Computer Science

Document Type

Conference Proceeding

Publication Date



Web spammers are individuals who attempt to manipulate the structure of the Web in such a way that a search engine (SE) will give them higher ranking location (and thus, greater visibility) in search results than what they would get without manipulation. Typically, Web spammers aim to promote their own financial, political or religious agendas exploiting the trust that users associate with SE query results. Over the last ten years, search engines have taken steps to defend against spammers with some success. Arguably, Web spamming is crucial during election times, when voters are likely to use search engines to get information about electoral candidates.
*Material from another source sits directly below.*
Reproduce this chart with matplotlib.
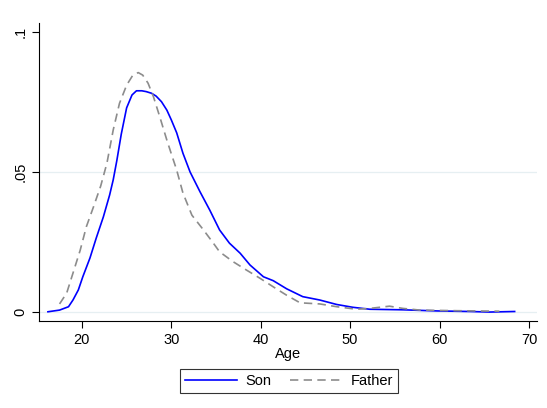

At times of elections, spammers could succeed in spreading propaganda manipulating SE query results of candidates’ names. In a symmetric but, arguably, less likely scenario, SEs might influence elections by manipulating their own results to favor one candidate over another. In fact, some have suggested that SEs (Google in particular) should be proactively regulated to avoid such a possibility. In this paper, we investigate to what degree the SE query results related to searches of electoral candidates names were altered by anyone (Web spammers or SEs) during the 2016 US congressional election, an election that saw the rise of “fake news” sites. Our results indicate that different SEs had different degree of success defending against spammers: Google gave preference to reliable sources in the first 6 of the top-10 search results when queried with the name of any electoral candidate. Also, Google did not allow much variation in the ranking of the top-10 results and did not allow “fake news” sites to appear at its organic results. Bing and Yahoo, on the other hand, did not have as good a record. This is even more apparent in the autocomplete box “suggest” options presented to the user while forming the query.